Обладая некоторым опытом редактирования журнала, пытаюсь представить себе, что значило создать на голом месте совершенно новый журнал и быть его редактором. И главное, решиться взять на себя всю эту бездну хлопот, организаторской работы, литературного редактирования, вместо того чтобы целиком отдаться литературному творчеству, развивать свой первый успех: книга «Шестой стрелковый» сразу же сделала имя Слонимского широко известным в литературных кругах.
И в этом, так сказать, проходном эпизоде биографии Михаила Слонимского вполне проявились его качества литератора — общественного деятеля. Только сфера действия теперь неизмеримо расширилась, она уже охватывает всю зарождающуюся советскую литературу, будь то Петроград или Донбасс...

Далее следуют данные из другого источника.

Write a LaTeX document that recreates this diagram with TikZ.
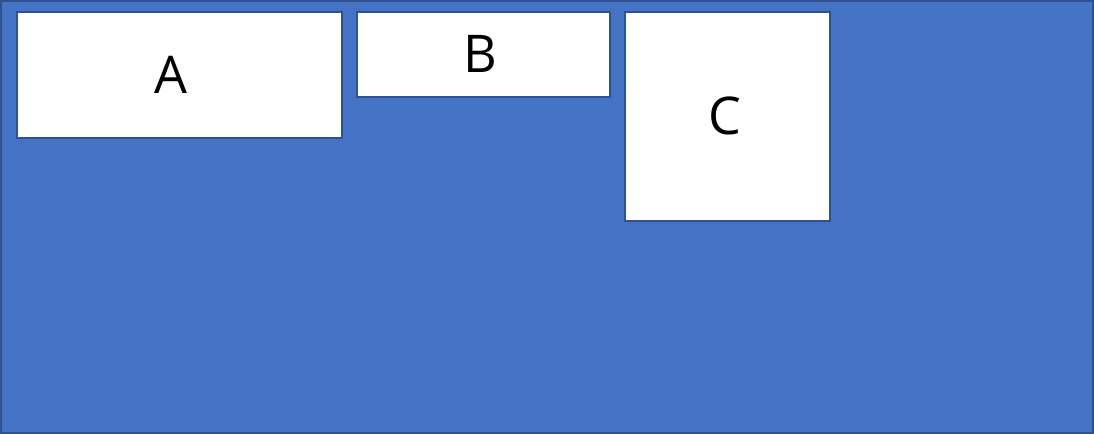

Чему еще учил нас, молодых, Михаил Леонидович, так это участию в общелитературном деле. Задуманный Горьким Союз писателей, со всею его структурой, с журнальными, издательскими, секционными, управленческими подразделениями, с конференциями и собраниями, он понимал как живой организм, постоянно нуждающийся в притоке свежих сил, крови, мыслей, таланта. Он отрицал самую возможность существования советского писателя отдельно от коллектива, ибо прекрасно понимал бесплодие какого бы то ни было отшельничества, асоциальности в наше время. И он постоянно остерегал от гипертрофии, окостенения форм работы Союза писателей, от администрирования, выступал против засиживания на выборных литпостах, терпеть не мог использования трибуны или иных инстанций Союза в личных, тем более мелкогрупповых интересах. И огорчался, если не находил созвучия своему общественному темпераменту в умонастроениях молодых, даровитых.